Marcia G. Cooke, a former federal magistrate judge in Detroit who eventually became a federal judge in Miami, and handled high profile cases including the infamous “dirty bomber,” died Friday in Detroit after battling health issues in the past year. She was 68.
Cooke, a staunch Democrat, was appointed to the bench in Miami in 2004 by President George W. Bush and was confirmed by the Senate 96-0. She was the first Black female federal judge in Florida.
Cooke had inoperable cancer, and then last year underwent surgery in Florida for a pulmonary embolism after a trip to Australia, according to friends. She made a miraculous recovery from the surgery, but fell ill during a Christmas trip to Detroit, a town she never lost touch with, returning often for the holidays to see relatives and friends. She stepped down after her illness made it too challenging to remain on the bench.
Cooke was well regarded on the bench by prosecutors and defense attorneys in both Detroit and Miami. She was seen as a fair, smart, unpretentious judge with a good sense of humor, who never forgot her Detroit roots.
“She was an incredibly lovely, sweet, funny and strong person,” said Detroit criminal Defense attorney Robert Morgan.
Detroit criminal defense attorney Sanford Plotkin, who knew Cooke well recalled her “infectious laugh that sometimes I can still hear in my head to this day that brings a big smile to my face. She could humanize the federal courthouse, which federal benches sorely lack. They could use more Marcia Cooke's."
Cooke graduated from the Edmund A. Walsh School of Foreign Service in 1975 and went on to obtain a law degree from Wayne State University two years later.
She soon became a staff attorney for Neighborhood Legal Services in Michigan and in 1979 became deputy public defender of the Legal Aid and Defender Association in Michigan.
From 1980 to 1983, Cooke worked as an assistant U.S. Attorney in Detroit and then went to work briefly in private practice. From 1984 to 1992, she worked as a federal magistrate judge in Detroit.
In 1992, she went to work for the U.S. Attorney’s Office in Miami as director of professional development and training and later became executive assistant U.S. Attorney.
She served as chief inspector general for Florida Gov. Jeb Bush. After that, in 2002, she worked for two years as an assistant county attorney in Miami-Dade County. In 2004, she became a federal judge in Miami.
One of her first nationally-known cases in Miami involved Jose Padilla, aka the “dirty bomber,” who was initially held in military custody. He was eventually given a civilian trial before Cooke.
He was convicted by a Miami jury of plotting to release a radiological bomb in the U.S. and initially sentenced by Cooke in 2007 to 17 years. The 11th Circuit Court later ruled that the sentenced should have been harsher due to certain factors, and Cooke added four more years.
The Miami Herald reports:
If Padilla thought he had no legal rights in military custody, he quickly learned that federal court before Judge Cooke was a far different place. She immediately ordered the government not to shackle Padilla or the other two defendants during their court appearances on terrorism conspiracy charges. She ordered federal prosecutors to turn over final — not rough — translations of surveillance transcripts and other critical evidence to lawyers for Padilla and his co-defendants. She ordered the U.S. Bureau of Prisons to provide a bigger conference room for those attorneys to meet with their clients, who were in solitary confinement at the Miami Federal Detention Center, to prepare for trial.

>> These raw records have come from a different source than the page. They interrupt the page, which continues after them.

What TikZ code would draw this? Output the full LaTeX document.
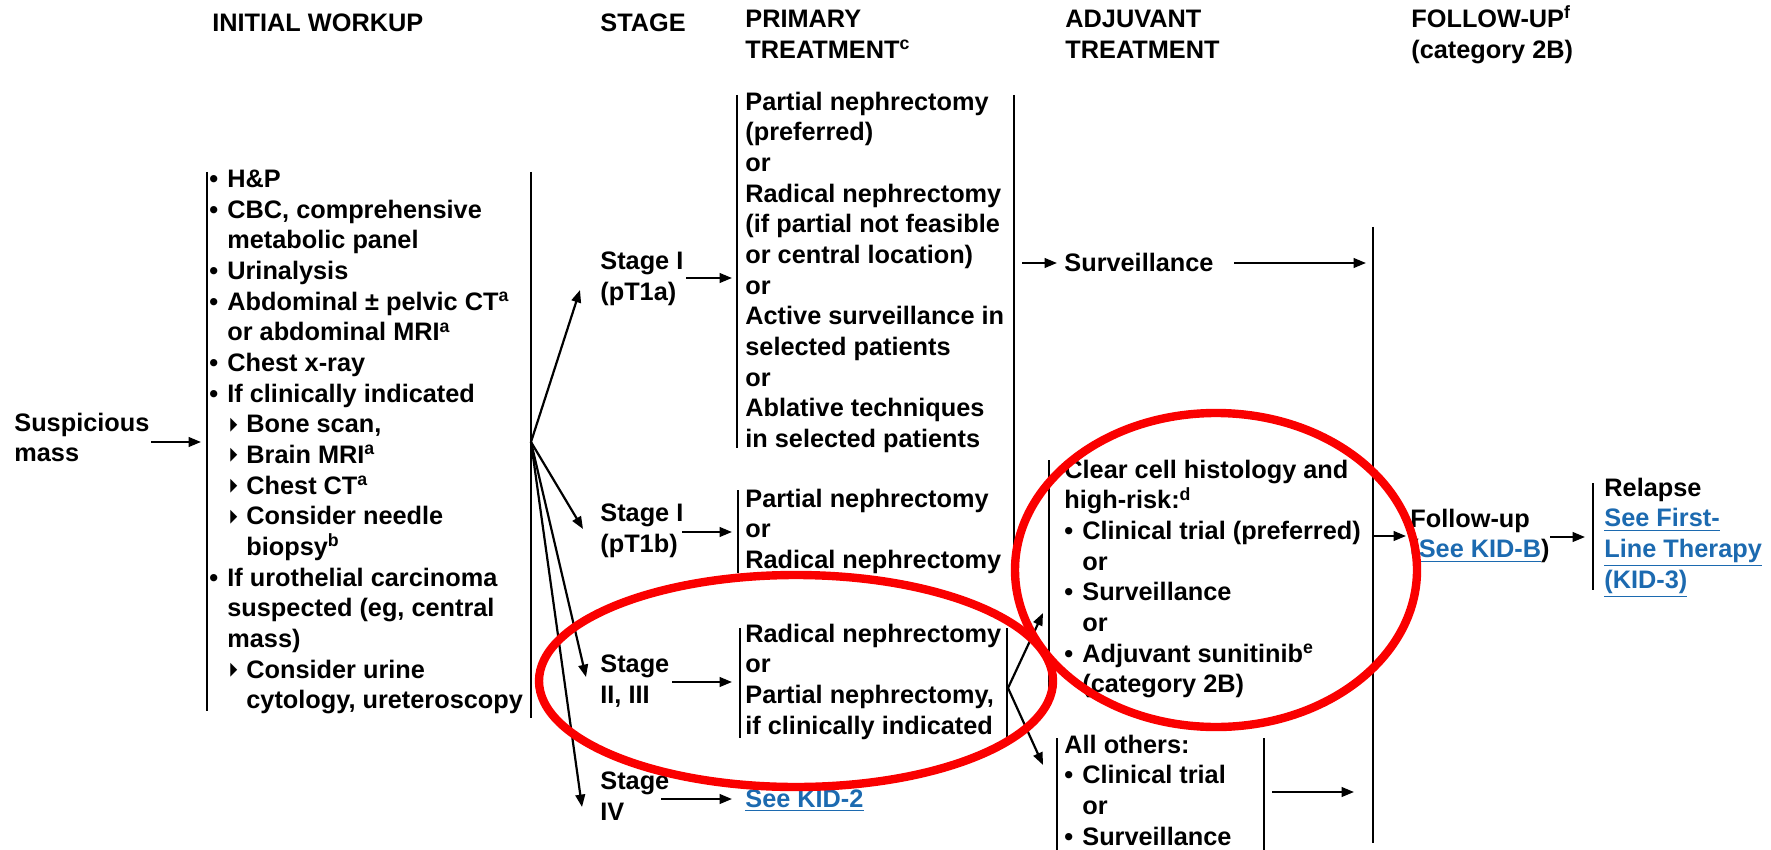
\documentclass[tikz,border=0pt]{standalone}
\usepackage{fontspec}
\setmainfont{Liberation Sans}
\newfontfamily\symfont{DejaVu Sans}
\usetikzlibrary{arrows.meta}

\definecolor{linkblue}{RGB}{28,106,176}
\definecolor{markred}{RGB}{250,0,0}

\newcommand{\diagfont}{\fontsize{12.65}{15.33}\selectfont\bfseries}
\newcommand{\bul}{\makebox[9pt][l]{•}}
\newcommand{\indt}{\hspace*{9pt}}
\newcommand{\tri}{\hspace*{10.5pt}\makebox[8pt][l]{\raisebox{0.3pt}{\scalebox{0.5}[1]{\symfont\fontsize{14}{14}\selectfont ▸}}}}
\newcommand{\subind}{\hspace*{18.5pt}}
\newcommand{\sups}[1]{\smash{\textsuperscript{#1}}}
\newcommand{\lnk}[1]{\textcolor{linkblue}{\underline{#1}}}

\tikzset{
  txt/.style={inner sep=0pt, anchor=north west, yshift=10.73pt, align=left,
    font=\diagfont, execute at begin node=\strut},
  bar/.style={line width=1.1pt},
  con/.style={line width=1.1pt, ->},
  ring/.style={markred, line width=4.2pt},
}

\begin{document}
\begin{tikzpicture}[x=0.5pt,y=-0.5pt,>={Triangle[length=6.2pt,width=4.8pt]}]
  \useasboundingbox (0,0) rectangle (1771,850);
  % column heads
  \node[txt] (hwork) at (212,31) {INITIAL WORKUP};
  \node[txt] (hstage) at (600,31) {STAGE};
  \node[txt] (hprim) at (745,31) {PRIMARY\\TREATMENT\sups{c}};
  \node[txt] (hadj) at (1065,31) {ADJUVANT\\TREATMENT};
  \node[txt] (hfol) at (1411,31) {FOLLOW-UP\sups{f}\\(category 2B)};

  % initial workup
  \node[txt] (mass) at (14,434) {Suspicious\\mass};
  \node[txt] (work) at (209,191) {\bul H\&P\\
    \bul CBC, comprehensive\\
    \indt metabolic panel\\
    \bul Urinalysis\\
    \bul Abdominal ± pelvic CT\sups{a}\\
    \indt or abdominal MRI\sups{a}\\
    \bul Chest x-ray\\
    \bul If clinically indicated\\
    \tri Bone scan,\\
    \tri Brain MRI\sups{a}\\
    \tri Chest CT\sups{a}\\
    \tri Consider needle\\
    \subind biopsy\sups{b}\\
    \bul If urothelial carcinoma\\
    \indt suspected (eg, central\\
    \indt mass)\\
    \tri Consider urine\\
    \subind cytology, ureteroscopy};
  \draw[bar] (207,172) -- (207,711);
  \draw[bar] (531,172) -- (531,718);
  \coordinate (massR) at (151,442);
  \coordinate (workL) at (201,442);
  \coordinate (fan) at (531,442);
  \draw[con] (massR) -- (workL);

  % stages
  \node[txt] (s1a) at (600,273) {Stage I\\(pT1a)};
  \node[txt] (s1b) at (600,525) {Stage I\\(pT1b)};
  \node[txt] (s23) at (600,676) {Stage\\II, III};
  \node[txt] (s4) at (600,793) {Stage\\IV};
  \coordinate (s1aT) at (580,290);
  \coordinate (s1bT) at (583,529);
  \coordinate (s23T) at (586,677);
  \coordinate (s4T) at (582,807);
  \foreach \t in {s1aT,s1bT,s23T,s4T}
    \draw[con] (fan) -- (\t);

  % primary treatment
  \node[txt] (p1a) at (745,113) {Partial nephrectomy\\(preferred)\\or\\
    Radical nephrectomy\\(if partial not feasible\\or central location)\\or\\
    Active surveillance in\\selected patients\\or\\
    Ablative techniques\\in selected patients};
  \node[txt] (p1b) at (745,510) {Partial nephrectomy\\or\\Radical nephrectomy};
  \node[txt] (p23) at (745,645) {Radical nephrectomy\\or\\
    Partial nephrectomy,\\if clinically indicated};
  \node[txt] (kid2) at (745,807) {\lnk{See KID-2}};
  \draw[bar] (737,95) -- (737,448);
  \draw[bar] (1014,95) -- (1014,573);
  \draw[bar] (738,490) -- (738,573);
  \draw[bar] (740,628) -- (740,738);
  \draw[bar] (1007,628) -- (1007,737);
  \draw[con] (686,278) -- (732,278);
  \draw[con] (682,532) -- (732,532);
  \draw[con] (672,682) -- (732,682);
  \draw[con] (661,799) -- (732,799);

  % adjuvant treatment
  \node[txt] (surv) at (1064,271) {Surveillance};
  \node[txt] (clear) at (1064,481) {Clear cell histology and\\high-risk:\sups{d}\\
    \bul Clinical trial (preferred)\\ \indt or\\ \bul Surveillance\\ \indt or\\
    \bul Adjuvant sunitinib\sups{e}\\ \indt (category 2B)};
  \node[txt] (others) at (1064,756) {All others:\\ \bul Clinical trial\\ \indt or\\
    \bul Surveillance};
  \draw[bar] (1049,460) -- (1049,705);
  \draw[bar] (1057,738) -- (1057,850);
  \draw[bar] (1264,738) -- (1264,850);
  \coordinate (fork) at (1008,688);
  \coordinate (clearT) at (1043,613);
  \coordinate (othersT) at (1043,765);
  \draw[con] (fork) -- (clearT);
  \draw[con] (fork) -- (othersT);
  \draw[con] (1022,263) -- (1057,263);
  \draw[con] (1234,263) -- (1366,263);
  \draw[con] (1272,792) -- (1354,792);

  % follow-up
  \node[txt] (fol) at (1410,530) {Follow-up\\(\lnk{See KID-B})};
  \node[txt] (rel) at (1604,499) {Relapse\\ \lnk{See First-}\\ \lnk{Line Therapy}\\
    \lnk{(KID-3)}};
  \draw[bar] (1373,227) -- (1373,843);
  \draw[bar] (1593,483) -- (1593,590);
  \draw[con] (1373,536) -- (1406,536);
  \draw[con] (1550,537) -- (1585,537);

  % red marks
  \draw[ring] (796,681) ellipse [x radius=257, y radius=106];
  \draw[ring] (1216,570) ellipse [x radius=201, y radius=157];
\end{tikzpicture}
\end{document}
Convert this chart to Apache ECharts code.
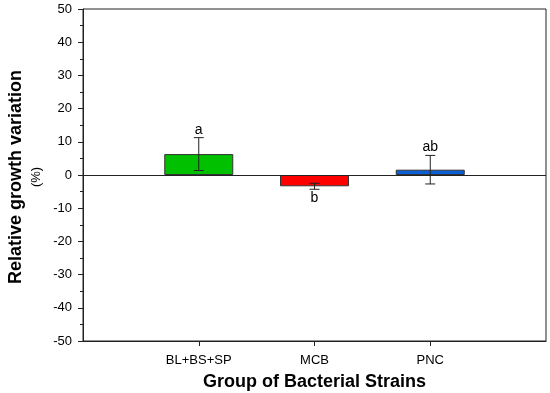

Cooke always loved to talk to friends in Detroit to stay abreast of the goings-on in the community.
Metro Detroiter Missy Handler, a close friend of Cooke's for many years, said:
"I had the privilege of knowing Marcia as a friend for over 30 years. She was so smart and well accomplished but at the same time, down to earth. She had the best sense of humor and a laugh that I’ll never forget. When I think of Marcia, I will always smile and be proud to have called her my friend."
Close friend, attorney Ron Siegel of Metro Detroit, was heartbroken Friday. He and his wife Caryn Satovsky-Siegel, were very close with Cooke, who was their son Reid’s godmother.
“I am just devastated beyond words over the loss of my dear friend of 40 years (and Reid's Godmother) Judge Marcia Cooke," Siegel posted on Facebook Friday night. "After battling cancer and other illnesses over the last year, and making a valiant effort to go to Baltimore to, as she vowed, "dance with my Godson at his wedding," she lost her battle with that goddamn dreaded disease, and I am so grateful that I got to spend time with her yesterday to tell her that I love her and to feel her squeeze my hand to let me know that she knew I was with her. I hope God has plans for her, because he'll never get anyone better.”